Not everyone in Israel was impressed. Mr Joshua Teitelbaum, a senior research associate at Bar Ilan University's Begin-Sadat Centre for Strategic Studies, noted that US officials often fly between countries that don't have diplomatic relations, such as former Secretary of State Henry Kissinger shuttling between Israel and Egypt, and Israel and Syria, in the 1970s.

"I don't think what the President is doing now is all that significant," Mr Teitelbaum said. "What will be significant will be if Trump could announce a significant upgrading of relations between Israel and some of the Gulf counties like Saudi Arabia and the UAE. The narrative being advanced by Saudi Arabia and Israel has heightened such expectations."

In the world of high-level diplomacy, in any case, there are usually workarounds to travel restrictions.

Former Middle East envoy Dennis Ross recalled flying on an attaché plane to Israel from Saudi Arabia after Yitzhak Rabin became Israel's prime minister. But even with government flights, there often would be at least a pretense of making a stop in between, he said.
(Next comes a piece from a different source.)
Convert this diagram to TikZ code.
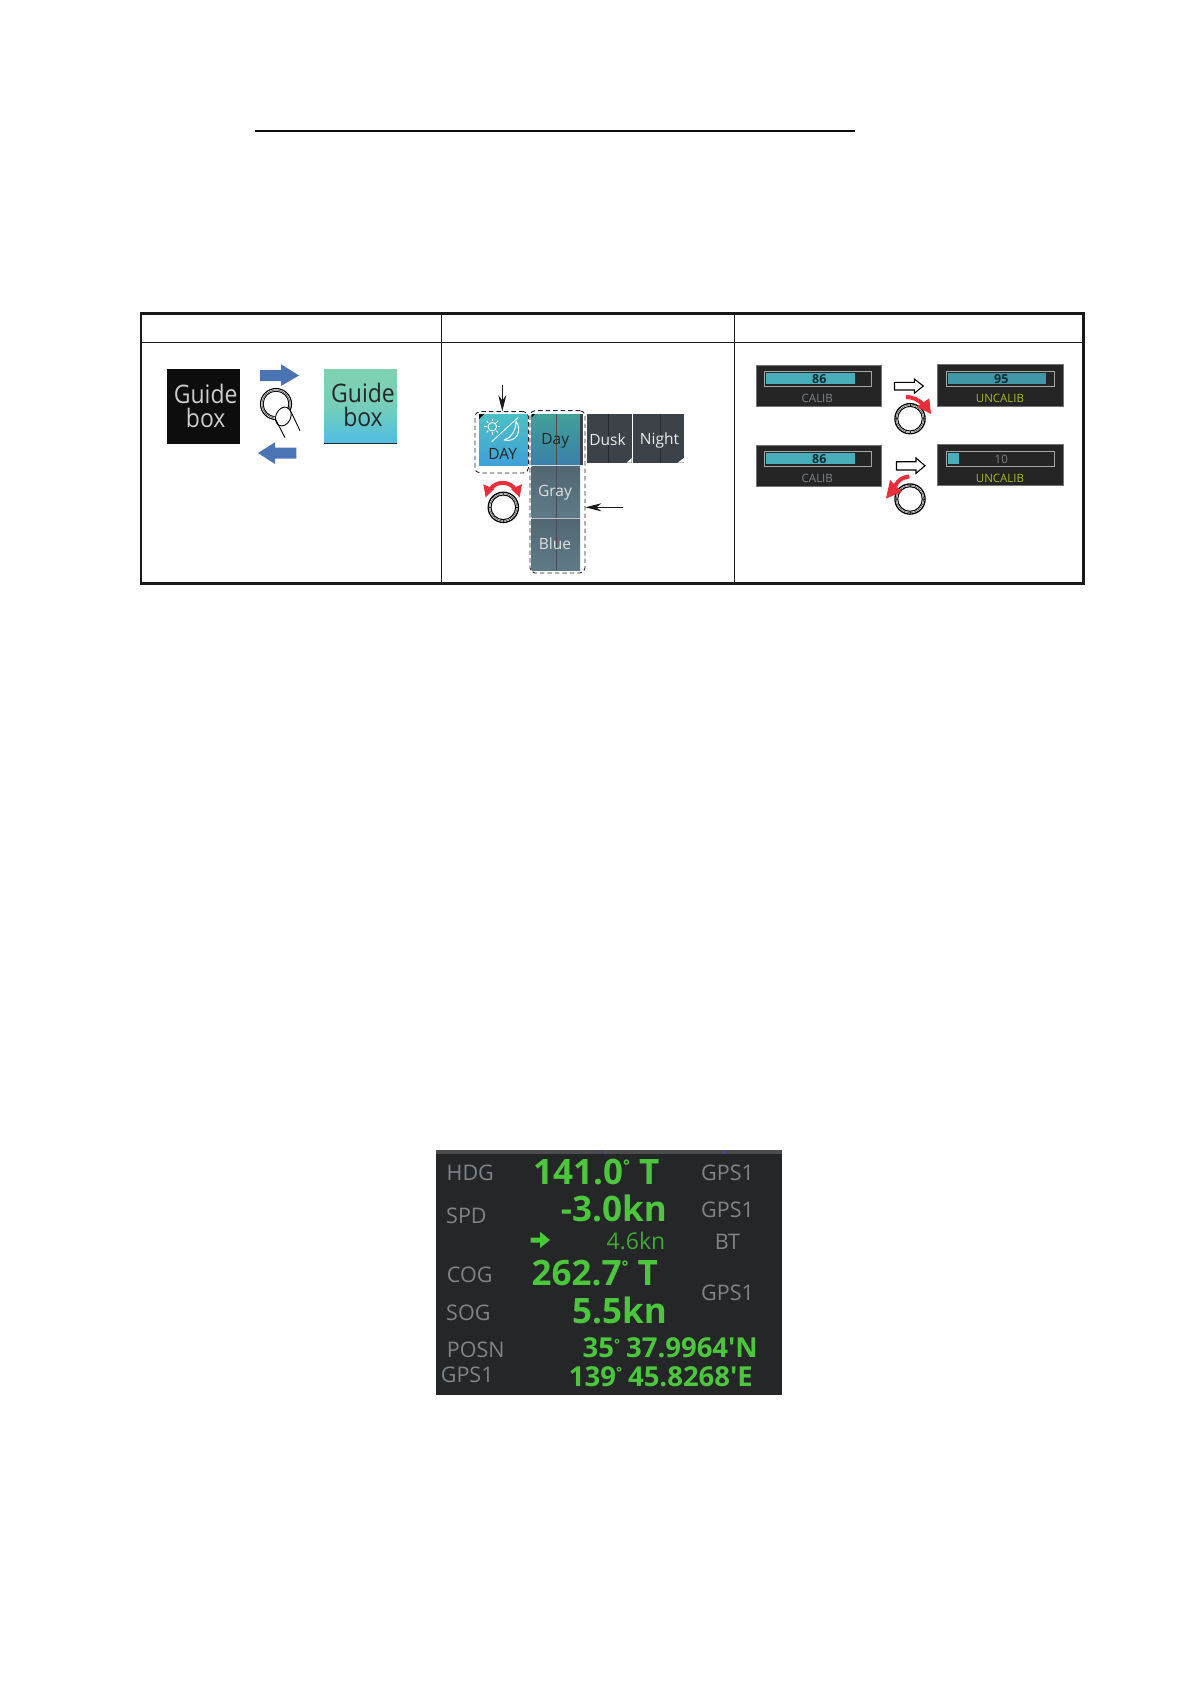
\documentclass[tikz,border=0pt]{standalone}
\usepackage{fontspec}
\setmainfont{Open Sans}
\usetikzlibrary{arrows.meta,calc}
\definecolor{panelbg}{HTML}{242628}
\definecolor{cellbg}{HTML}{252525}
\definecolor{barteal}{HTML}{48AEBC}
\definecolor{barteald}{HTML}{3F96A4}
\definecolor{ligreen}{HTML}{4CC63C}
\definecolor{ligray}{HTML}{7F8488}
\definecolor{uncal}{HTML}{A8B820}
\definecolor{knobred}{HTML}{E8303C}
\definecolor{bluearr}{HTML}{4A74B4}
\definecolor{tile}{HTML}{5F7A87}
\definecolor{tiledark}{HTML}{3C4248}
\newcommand{\pxf}[1]{\fontsize{#1}{#1}\selectfont}
\newcommand{\narrowed}[1]{\scalebox{.9}[1]{#1}}
\newcommand{\dial}[2]{%
  \fill[white] (#1,#2) circle (15.5);
  \draw[black,line width=1.3] (#1,#2) circle (15.1);
  \draw[black!65,line width=.6] (#1,#2) circle (13.6);
  \draw[black,line width=1] (#1,#2) circle (12.3);
  \foreach \a in {0,90,180,270}{\draw[black!80,line width=1] ($(#1,#2)+(\a:12.3)$) -- ($(#1,#2)+(\a:15)$);}
}
\tikzset{
  x=1pt,y=-1pt,
  guidetext/.style={inner sep=0,font=\pxf{25.5}},
  outer/.style={line width=2.7,black!90},
  gridline/.style={line width=1,black!90},
  dashbox/.style={draw=black!85,dashed,dash pattern=on 4.5pt off 3pt,line width=.9,rounded corners=5,inner sep=0},
  tiletext/.style={inner sep=0,font=\pxf{15.5}},
  thinarrow/.style={line width=1,black!90,-{Stealth[length=16pt,width=8pt]}},
  panel/.style={draw=black!55,line width=.6,fill=cellbg,inner sep=0},
  barframe/.style={draw=black!35,line width=.7,inner sep=0},
  calib/.style={inner sep=0,font=\pxf{11.5},text=ligray},
  uncalib/.style={inner sep=0,font=\pxf{11.5},text=uncal},
  barnum/.style={inner sep=0,font=\bfseries\pxf{12.5},text=black!75!barteal},
  hollow/.style={draw=black,line width=1.1,fill=white,line join=miter},
  lab/.style={inner sep=0,font=\pxf{21.5},text=ligray},
  big/.style={inner sep=0,font=\bfseries\pxf{35},text=ligreen},
  mid/.style={inner sep=0,font=\bfseries\pxf{27.5},text=ligreen},
  thinval/.style={inner sep=0,font=\pxf{23},text=ligreen!85!black},
}
\begin{document}
\begin{tikzpicture}
\useasboundingbox (0,0) rectangle (1190,1684);
\fill[white] (0,0) rectangle (1190,1684);
% top rule
\coordinate (ruleL) at (255,130.5);
\coordinate (ruleR) at (855,130.5);
\draw[line width=2,black!95] (ruleL) -- (ruleR);
% table
\draw[gridline] (441.5,313.5) -- (441.5,583.3);
\draw[gridline] (734.7,313.5) -- (734.7,583.3);
\draw[gridline] (141,342.3) -- (1083.3,342.3);
\draw[outer] (141,313.5) rectangle (1083.3,583.3);

% --- cell 1
\fill[black!95] (166.7,369) rectangle (240,444);
\node[guidetext,text=black!20] (g1a) at (205.7,394) {\narrowed{Guide}};
\node[guidetext,text=black!20] (g1b) at (205.7,418) {\narrowed{box}};
\shade[top color={rgb,255:red,128;green,210;blue,176},bottom color={rgb,255:red,80;green,190;blue,226},middle color={rgb,255:red,118;green,206;blue,186}] (324,369) rectangle (397,443);
\draw[line width=1,black!85] (324,443) -- (397,443);
\node[guidetext,text=black!85] (g2a) at (363,392.5) {\narrowed{Guide}};
\node[guidetext,text=black!85] (g2b) at (363,416.5) {\narrowed{box}};
\fill[bluearr] (260,370) -- (281,370) -- (281,364.3) -- (299,375.5) -- (281,386) -- (281,381) -- (260,381) -- cycle;
\fill[bluearr] (296.3,447.7) -- (275,447.7) -- (275,442.3) -- (258,453) -- (275,464) -- (275,458.7) -- (296.3,458.7) -- cycle;
% knob with finger
\draw[black,line width=1.1] (276,404) circle (15.5);
\draw[black!70,line width=.6] (276,404) circle (14);
\draw[black,line width=.9] (276,404) circle (12.8);
\fill[white] (283,417) ellipse (8.5 and 10);
\draw[black,line width=.9,rotate around={-25:(283.3,416.5)}] (283.3,416.5) ellipse (7.4 and 9.8);
\draw[black,line width=.9] (275.9,420) -- (285,437.7);
\draw[black,line width=.9] (291,411.7) -- (300,430.7);

% --- cell 2
\shade[top color={rgb,255:red,76;green,192;blue,196},bottom color={rgb,255:red,64;green,160;blue,216}] (479,414) rectangle (528,465.3);
\fill[black] (479,414) -- (484,414) -- (479,419) -- cycle;
\draw[white,line width=.8] (491.7,441.7) -- (518.3,417.3);
\draw[white,line width=.9] (492.3,426.7) circle (4.3);
\foreach \a in {0,45,...,315}{\draw[white,line width=.9] ($(492.3,426.7)+(\a:5.7)$) -- ($(492.3,426.7)+(\a:8)$);}
\draw[white,line width=.9,line join=round] (516,421) .. controls (523,431) and (516,443) .. (504,440) .. controls (511,438) and (516,431) .. (516,421) -- cycle;
\node[inner sep=0,font=\pxf{15.5},text=black!85] (daytxt) at (502.7,454) {DAY};

\shade[top color={rgb,255:red,64;green,160;blue,152},bottom color={rgb,255:red,58;green,128;blue,168}] (531.7,414) rectangle (580,465.3);
\fill[tiledark] (579.5,414) rectangle (582.7,465.3);
\fill[black] (531.7,414) -- (535,414) -- (531.7,417.5) -- cycle;
\shade[top color=tile!85!black,bottom color=tile] (531.7,466) rectangle (580,517.7);
\shade[top color=tile!85!black,bottom color=tile] (531.7,518.3) rectangle (580,570);
\draw[line width=.7,black!70] (556.3,414) -- (556.3,570);
\draw[line width=.7,black!15] (531.7,465.7) -- (580,465.7);
\draw[line width=.7,black!25] (531.7,518) -- (580,518);
\node[tiletext,text=black!85] (tday) at (555.3,441) {Day};
\node[tiletext,text=black!12] (tgray) at (555,493) {Gray};
\node[tiletext,text=black!12] (tblue) at (555,544) {Blue};
\fill[tiledark] (587.3,414) rectangle (631.7,462.7);
\fill[tiledark] (633.3,414) rectangle (684,462.7);
\draw[line width=.7,tiledark!65!black] (608.3,414) -- (608.3,462.7);
\draw[line width=.7,tiledark!65!black] (660,414) -- (660,462.7);
\fill[white] (631.7,458) -- (631.7,462.7) -- (626.5,462.7) -- cycle;
\fill[white] (684,458) -- (684,462.7) -- (677.5,462.7) -- cycle;
\node[tiletext,text=black!8] (tdusk) at (607.5,440) {Dusk};
\node[tiletext,text=black!8] (tnight) at (659.5,440) {Night};
\node[dashbox,minimum width=53.5,minimum height=61.3] (daybox) at (501.7,442.3) {};
\node[dashbox,minimum width=55,minimum height=162.3] (listbox) at (557.5,491.8) {};
\coordinate (daytail) at (502.3,385);
\coordinate (listtail) at (623,507.3);
\draw[thinarrow] (daytail) -- (daytail |- daybox.north);
\draw[thinarrow] (listtail) -- (listtail -| listbox.east);
\dial{503.3}{507.3}
\draw[knobred,line width=4] (490,490) .. controls (495,480.5) and (510.5,480.5) .. (515.5,490);
\fill[knobred] (483.3,484.3) -- (494.3,489) -- (485.7,497.3) -- cycle;
\fill[knobred] (522,484.3) -- (511,489) -- (519.7,497.3) -- cycle;

% --- cell 3
\node[panel,minimum width=125.7,minimum height=41.7] (p1) at (818.8,385.8) {};
\node[barframe,minimum width=107.7,minimum height=15] (f1) at (817.8,378.5) {};
\fill[barteal] (765.7,373) rectangle (855,384);
\node[barnum] (n1) at (819.3,379) {86};
\node[calib] (c1) at (817.3,398) {CALIB};

\node[panel,minimum width=125.7,minimum height=42.4] (p2) at (1000.5,385.5) {};
\node[barframe,minimum width=108,minimum height=15] (f2) at (1000,378.5) {};
\fill[barteald] (947.7,373) rectangle (1045.7,384);
\node[barnum] (n2) at (1001.3,379) {95};
\node[uncalib] (c2) at (1000,398) {UNCALIB};

\node[panel,minimum width=125.7,minimum height=41.7] (p3) at (818.8,465.8) {};
\node[barframe,minimum width=107.7,minimum height=15] (f3) at (817.8,458.5) {};
\fill[barteal] (765.7,453) rectangle (855,464);
\node[barnum] (n3) at (819.3,459) {86};
\node[calib] (c3) at (817.3,478) {CALIB};

\node[panel,minimum width=125.7,minimum height=41.4] (p4) at (1000.5,465) {};
\node[barframe,minimum width=108,minimum height=15] (f4) at (1000,458.5) {};
\fill[barteal] (947.7,453) rectangle (958.7,464);
\node[inner sep=0,font=\pxf{11.5},text=ligray] (n4) at (1001.3,459.3) {10};
\node[uncalib] (c4) at (1000,478) {UNCALIB};

\draw[hollow] (894.5,382.3) -- (914.3,382.3) -- (914.3,379) -- (923.3,386) -- (914.3,393.3) -- (914.3,390) -- (894.5,390) -- cycle;
\draw[hollow] (896.5,461.7) -- (916,461.7) -- (916,458) -- (925,465.7) -- (916,473.3) -- (916,470) -- (896.5,470) -- cycle;
\dial{910}{418.7}
\dial{910}{499}
\draw[knobred,line width=4] (906,397) .. controls (912,397) and (919,399.5) .. (923.5,405);
\fill[knobred] (916.7,406.7) -- (929.3,398.3) -- (931,414) -- cycle;
\draw[knobred,line width=4] (909.3,476.5) .. controls (903,477) and (898,480) .. (895,486);
\fill[knobred] (890,480) -- (901.7,491.7) -- (886,498.7) -- cycle;

% --- lower display
\fill[panelbg] (436,1150) rectangle (782.3,1395);
\fill[black!70] (436,1150) rectangle (782.3,1153.5);
\draw[line width=.8,blue!40!gray] (605,1150) -- (605,1153.5);
\draw[line width=.8,blue!40!gray] (724,1150) -- (724,1153.5);
\node[lab,anchor=west] (hdg) at (446.5,1173.3) {HDG};
\node[lab,anchor=west] (spd) at (446,1216) {SPD};
\node[lab,anchor=west] (cog) at (446.7,1275) {COG};
\node[lab,anchor=west] (sog) at (446,1313) {SOG};
\node[lab,anchor=west] (posn) at (446.7,1350) {POSN};
\node[lab,anchor=west] (gpsl) at (440.7,1375) {GPS1};
\node[lab] (g1) at (727.5,1173) {GPS1};
\node[lab] (g2) at (727.5,1210) {GPS1};
\node[lab] (bt) at (727.5,1241.7) {BT};
\node[lab] (g3) at (727.5,1293) {GPS1};
\node[big,anchor=base west] (v1) at (533,1184) {141.0\raisebox{.35em}{\pxf{16}°} T};
\node[big,anchor=base east] (v2) at (667,1221) {-3.0kn};
\node[big,anchor=base west] (v3) at (531.5,1285) {262.7\raisebox{.35em}{\pxf{16}°} T};
\node[big,anchor=base east] (v4) at (667,1323) {5.5kn};
\node[thinval,anchor=base east] (v5) at (665.5,1249.5) {4.6kn};
\node[mid,anchor=base east] (v6) at (758,1357.3) {35\raisebox{.3em}{\pxf{14}°}\kern6pt 37.9964\textquotesingle N};
\node[mid,anchor=base east] (v7) at (753,1386) {139\raisebox{.3em}{\pxf{14}°}\kern6pt 45.8268\textquotesingle E};
\fill[ligreen] (530.7,1237.5) -- (540,1237.5) -- (540,1231.7) -- (550,1240) -- (540,1248) -- (540,1242.5) -- (530.7,1242.5) -- cycle;
\end{tikzpicture}
\end{document}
"There would be sensitivities where, rather than make it into a political issue, in the past, they wouldn't fly a direct route. If you were coming out of Saudi Arabia, you could check in with the Jordanian air traffic controllers."

Mr Burns, who was stationed in Israel and also served on teams attempting shuttle diplomacy in the region, said regular people in Israel and its close neighbours in the Middle East were largely excluded from the kind of travel that's routine in much of the rest of the world.

In 1995, Mr Burns was on a team led by then Secretary of State Warren Christopher that was trying to negotiate a peace deal between Israel and Syria.

"In one week, we flew every day - it must have been seven or eight days - between Jerusalem and Damascus," Burns said. The cities are about 217km apart, roughly the distance from Washington to Philadelphia.

"It took no time to get there. But we were the only ones who could fly that route. No Israeli and no Syrian could fly that route."